The improved version of the Nola Viper Reference not only looked a lot better in its piano rosewood finish than last year's entry, but the fit and finish was significantly better as well as the sonic balance. It uses the same twin cast-magnesium bass drivers and latest generation Alnico magnet midrange unit that are used in the Nola Grand Reference. This is a speaker that can literally reproduce an image that appears to be "holographic" and it sounded equally at home on all genres of music.




April/May 2007

Wayne Garcia's Best of Show

Biggest Surprise: For me it would be the performance of the $12,000 per pair Nola Viper Reference loudspeaker. Though many have touted the sound of Nolas over the years, I have been less than pleased with their sound at the last several shows, finding the bass way out of line with the rest of the frequency range. Of course, it probably didn't hurt that this year they were being driven by the new $85,000 (no, that is not a typo) Western Electric Model 97-A 300B-based tube monoblock amplifiers, but the Nolas sounded wonderfully open, easy, natural, and, especially when I was seated farther back, remarkably of a piece. Which once again shows how tricky it is to get decent sound at an audio show.

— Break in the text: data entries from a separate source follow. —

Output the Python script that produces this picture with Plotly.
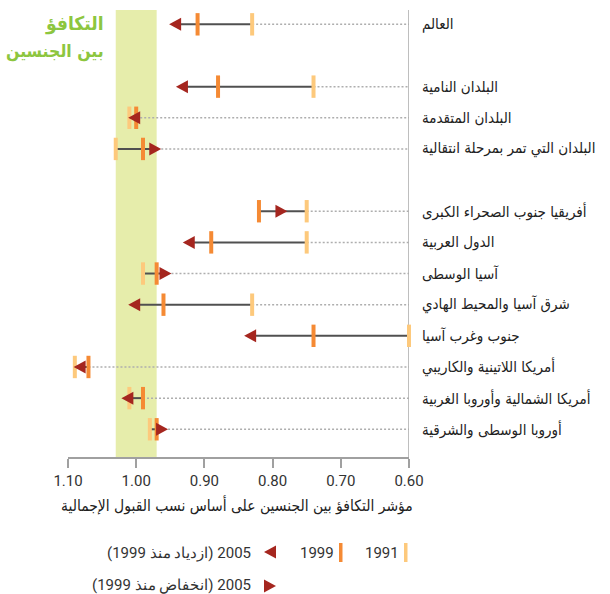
import plotly.graph_objects as go

# ---------------- data ----------------
regions = [
    "العالم",
    "البلدان النامية",
    "البلدان المتقدمة",
    "البلدان التي تمر بمرحلة انتقالية",
    "أفريقيا جنوب الصحراء الكبرى",
    "الدول العربية",
    "آسيا الوسطى",
    "شرق آسيا والمحيط الهادي",
    "جنوب وغرب آسيا",
    "أمريكا اللاتينية والكاريبي",
    "أمريكا الشمالية وأوروبا الغربية",
    "أوروبا الوسطى والشرقية",
]
v1991 = [0.83, 0.74, 1.01, 1.03, 0.75, 0.75, 0.99, 0.83, 0.60, 1.09, 1.01, 0.98]
v1999 = [0.91, 0.88, 1.00, 0.99, 0.82, 0.89, 0.97, 0.96, 0.74, 1.07, 0.99, 0.97]
v2005 = [0.94, 0.93, 1.00, 0.975, 0.79, 0.92, 0.96, 1.00, 0.83, 1.08, 1.01, 0.965]
group_ends = [0, 3]  # a blank row follows these entries

x_ticks = [1.10, 1.00, 0.90, 0.80, 0.70, 0.60]
x_tick_labels = ["1.10", "1.00", "0.90", "0.80", "0.70", "0.60"]
parity_band = [0.97, 1.03]
title_lines = ["التكافؤ", "بين الجنسين"]
axis_title = "مؤشر التكافؤ بين الجنسين على أساس نسب القبول الإجمالية"
legend_1991 = "1991"
legend_1999 = "1999"
legend_up = "2005 (ازدياد منذ 1999)"
legend_down = "2005 (انخفاض منذ 1999)"

# ---------------- style ----------------
C1991 = "#FDC97C"
C1999 = "#F58A34"
C2005 = "#A5261F"
BAND = "#E6EDAB"
GREEN = "#8DC63F"
NUM_FONT = "Liberation Sans Narrow, Roboto, Liberation Sans, sans-serif"
AR_FONT = "DejaVu Sans Condensed, DejaVu Sans, sans-serif"

W, H = 610, 594
ML, MR, MT, MB = 68, 201, 10, 137
PW, PH = W - ML - MR, H - MT - MB


def px(x):
    return (x - ML) / PW


def py(y):
    return (H - MB - y) / PH


# row positions (blank rows between groups)
ys = []
pos = 0
for i in range(len(regions)):
    ys.append(pos)
    pos += 2 if i in group_ends else 1

fig = go.Figure()

# dotted leaders and solid change segments
for i in range(len(regions)):
    vals = [v1991[i], v1999[i], v2005[i]]
    lo, hi = min(vals), max(vals)
    fig.add_trace(go.Scatter(x=[lo, 0.60], y=[ys[i], ys[i]], mode="lines",
                             line=dict(color="#AEAEAE", width=1.5, dash="2px,2px"),
                             hoverinfo="skip", showlegend=False))
    fig.add_trace(go.Scatter(x=[hi, lo], y=[ys[i], ys[i]], mode="lines",
                             line=dict(color="#505050", width=2),
                             hoverinfo="skip", showlegend=False))

fig.add_trace(go.Scatter(x=v1991, y=ys, mode="markers", name="1991",
                         marker=dict(symbol="line-ns", size=16, line=dict(width=4, color=C1991)),
                         showlegend=False, cliponaxis=False))
fig.add_trace(go.Scatter(x=v1999, y=ys, mode="markers", name="1999",
                         marker=dict(symbol="line-ns", size=16, line=dict(width=4, color=C1999)),
                         showlegend=False, cliponaxis=False))

shapes = [
    dict(type="rect", xref="x", yref="paper", x0=parity_band[1], x1=parity_band[0],
         y0=0, y1=1, fillcolor=BAND, line=dict(width=0), layer="below"),
    dict(type="line", xref="x", yref="paper", x0=0.60, x1=0.60, y0=0, y1=1,
         line=dict(color="#A8A8A8", width=1.5), layer="below"),
]

LEFT_TRI = "M-8,0 L4,6.5 L4,-6.5 Z"
RIGHT_TRI = "M8,0 L-4,6.5 L-4,-6.5 Z"
for i in range(len(regions)):
    path = LEFT_TRI if v2005[i] >= v1999[i] else RIGHT_TRI
    shapes.append(dict(type="path", xref="x", yref="y", xsizemode="pixel", ysizemode="pixel",
                       xanchor=v2005[i], yanchor=ys[i], path=path,
                       fillcolor=C2005, line=dict(width=0), layer="above"))


# legend symbols (paper coords)
def prect(x0, x1, y0, y1, color):
    return dict(type="rect", xref="paper", yref="paper", x0=px(x0), x1=px(x1),
                y0=py(y1), y1=py(y0), fillcolor=color, line=dict(width=0))


def ppath(points, color):
    d = "M" + " L".join(f"{px(a):.5f},{py(b):.5f}" for a, b in points) + " Z"
    return dict(type="path", xref="paper", yref="paper", path=d,
                fillcolor=color, line=dict(width=0))


shapes += [
    prect(404, 407.5, 543, 562, C1991),
    prect(339, 342.5, 543, 562, C1999),
    ppath([(264, 552), (276, 545.5), (276, 558.5)], C2005),
    ppath([(276, 586), (264, 579.5), (264, 592.5)], C2005),
]

annotations = []
for i, r in enumerate(regions):
    annotations.append(dict(x=0.60, y=ys[i], xref="x", yref="y", text=r, showarrow=False,
                            xanchor="left", yanchor="middle", xshift=11,
                            font=dict(family=AR_FONT, size=15, color="#222222")))

annotations += [
    dict(x=px(106), y=py(23), xref="paper", yref="paper", text="<b>" + title_lines[0] + "</b>",
         showarrow=False, xanchor="right", yanchor="middle",
         font=dict(family=AR_FONT, size=19, color=GREEN)),
    dict(x=px(106), y=py(51), xref="paper", yref="paper", text="<b>" + title_lines[1] + "</b>",
         showarrow=False, xanchor="right", yanchor="middle",
         font=dict(family=AR_FONT, size=17.5, color=GREEN)),
    dict(x=px(237), y=py(505), xref="paper", yref="paper", text=axis_title, showarrow=False,
         xanchor="center", yanchor="middle", font=dict(family=AR_FONT, size=15.5, color="#222222")),
    dict(x=px(401), y=py(553), xref="paper", yref="paper", text=legend_1991, showarrow=False,
         xanchor="right", yanchor="middle", font=dict(family=NUM_FONT, size=15, color="#333333")),
    dict(x=px(336), y=py(553), xref="paper", yref="paper", text=legend_1999, showarrow=False,
         xanchor="right", yanchor="middle", font=dict(family=NUM_FONT, size=15, color="#333333")),
    dict(x=px(253), y=py(553), xref="paper", yref="paper", text="\u202b" + legend_up + "\u202c",
         showarrow=False, xanchor="right", yanchor="middle",
         font=dict(family=NUM_FONT, size=15, color="#333333")),
    dict(x=px(253), y=py(585), xref="paper", yref="paper", text="\u202b" + legend_down + "\u202c",
         showarrow=False, xanchor="right", yanchor="middle",
         font=dict(family=NUM_FONT, size=15, color="#333333")),
]

fig.update_layout(
    width=W, height=H,
    margin=dict(l=ML, r=MR, t=MT, b=MB),
    paper_bgcolor="white", plot_bgcolor="white",
    shapes=shapes, annotations=annotations, showlegend=False,
    hovermode=False,
    xaxis=dict(range=[1.10, 0.60], tickvals=x_ticks, ticktext=x_tick_labels,
               showgrid=False, zeroline=False, showline=True, linecolor="#A0A0A0", linewidth=1.5,
               ticks="outside", ticklen=9, tickwidth=1.5, tickcolor="#A0A0A0",
               tickfont=dict(family=NUM_FONT, size=15, color="#333333")),
    yaxis=dict(range=[ys[-1] + 0.89, -0.46], visible=False, showgrid=False, zeroline=False),
)

fig.write_html("out.html", config={"displayModeBar": False},
               post_script="document.body.style.margin='0';")
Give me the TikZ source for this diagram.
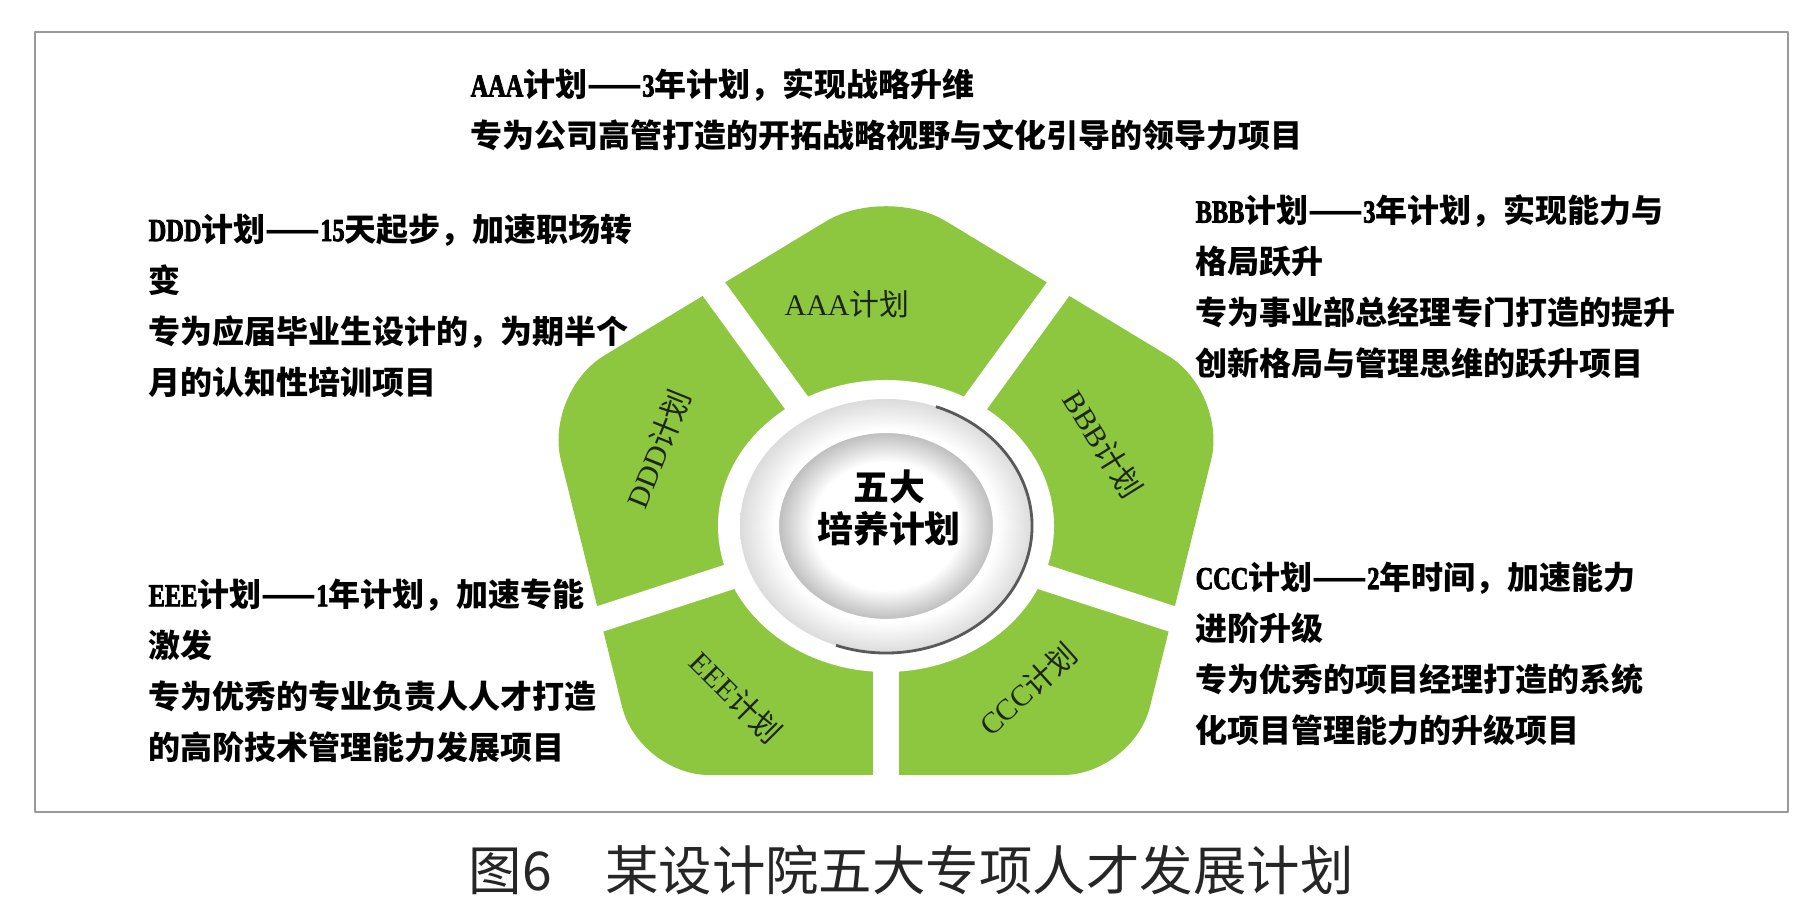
\documentclass[tikz,border=0pt]{standalone}
\usepackage{fontspec}
\setmainfont{Liberation Serif}
\newfontfamily\cjk{Noto Sans CJK SC}
\newfontfamily\latn{Liberation Serif Bold}[FakeStretch=0.76, FakeBold=2.5]
\definecolor{leaf}{RGB}{141,198,63}
\definecolor{ink}{RGB}{28,38,22}
\pgfdeclareradialshading{ringshade}{\pgfpoint{0bp}{0bp}}{color(0bp)=(white); color(19bp)=(white); color(25bp)=(black!14); color(50bp)=(black!14)}
\pgfdeclareradialshading{discshade}{\pgfpoint{0bp}{0bp}}{color(0bp)=(white); color(17bp)=(white); color(25bp)=(black!26); color(50bp)=(black!26)}
\tikzset{
	plan/.style={anchor=north west, inner sep=0pt, align=left, font=\cjk\bfseries\fontsize{9.1pt}{14.5pt}\selectfont},
	tag/.style={inner sep=0pt, text=ink, font=\fontsize{8.5pt}{10pt}\selectfont}
}
\begin{document}
\begin{tikzpicture}[x=0.01cm, y=0.01cm, line join=round]
				\useasboundingbox (0,0) rectangle (1819,922);
				\coordinate (O) at (886,396);
				\coordinate (T) at (886,737);
				\coordinate (L) at (544,530);
				\coordinate (R) at (1228,530);
				\coordinate (P) at (639,147);
				\coordinate (Q) at (1133,147);
				
				\fill[leaf, rounded corners=0.7cm] (T) -- (R) -- (Q) -- (P) -- (L) -- cycle;
				% khe trắng giữa các mảnh
				\foreach \a in {54,126,198,270,342}
					\draw[white, line width=0.26cm] (O) -- ++(\a:330);
				\fill[white] (O) ellipse [x radius=168, y radius=146];
				\shade[shading=ringshade] (O) ellipse [x radius=146, y radius=127];
				\draw[black!65, line width=0.8pt] ([shift={(70:146 and 127)}]O) arc [start angle=70, end angle=-110, x radius=146, y radius=127];
				\shade[shading=discshade] (O) ellipse [x radius=108, y radius=94];
				\draw[white, line width=0.6pt] (O) ellipse [x radius=108, y radius=94];
				\draw[black!40, line width=0.6pt] (35,110) rectangle (1788,890);
				
				\node[tag] (la) at (847,618) {AAA\cjk 计划};
				\node[tag, rotate=-58] (lb) at (1103,478) {BBB\cjk 计划};
				\node[tag, rotate=42] (lc) at (1028,233) {CCC\cjk 计划};
				\node[tag, rotate=68] (ld) at (658,473) {DDD\cjk 计划};
				\node[tag, rotate=-45] (le) at (736,225) {EEE\cjk 计划};
				\node[align=center, inner sep=0pt, font=\cjk\bfseries\fontsize{10.2pt}{12pt}\selectfont] (hub) at (889,414) {五大\\培养计划};
				
				\node[plan] (a) at (470,854) {{\latn AAA}计划——{\latn 3}年计划，实现战略升维\\专为公司高管打造的开拓战略视野与文化引导的领导力项目};
				\node[plan] (b) at (1195,728) {{\latn BBB}计划——{\latn 3}年计划，实现能力与\\格局跃升\\专为事业部总经理专门打造的提升\\创新格局与管理思维的跃升项目};
				\node[plan] (c) at (1195,361) {{\latn CCC}计划——{\latn 2}年时间，加速能力\\进阶升级\\专为优秀的项目经理打造的系统\\化项目管理能力的升级项目};
				\node[plan] (d) at (148,709) {{\latn DDD}计划——{\latn 15}天起步，加速职场转\\变\\专为应届毕业生设计的，为期半个\\月的认知性培训项目};
				\node[plan] (e) at (148,344) {{\latn EEE}计划——{\latn 1}年计划，加速专能\\激发\\专为优秀的专业负责人人才打造\\的高阶技术管理能力发展项目};
				
				\node[text=black!85, font=\cjk\fontsize{15.2pt}{16pt}\selectfont] (cap) at (911,52) {图6\quad 某设计院五大专项人才发展计划};
			\end{tikzpicture}
\end{document}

Jonathan Valin on Ultra-High-End Loudspeakers, Electronics, and Turntables

I'm not quite sure how to explain the Nola "comeback," but its $12k Viper Reference open-baffle floorstander sounded quite a bit more coherent and far more transparent than any of the large Nola speakers I've heard at previous shows. Midrange and treble timbres were strikingly natural, detail was good, liveliness was high. There was a bit of a channel imbalance that pulled vocalists slightly off-center and the thickish Nola bass will never be my fave; nonetheless, this was still the best sound I've heard from Nolas. And a very fine best, at that.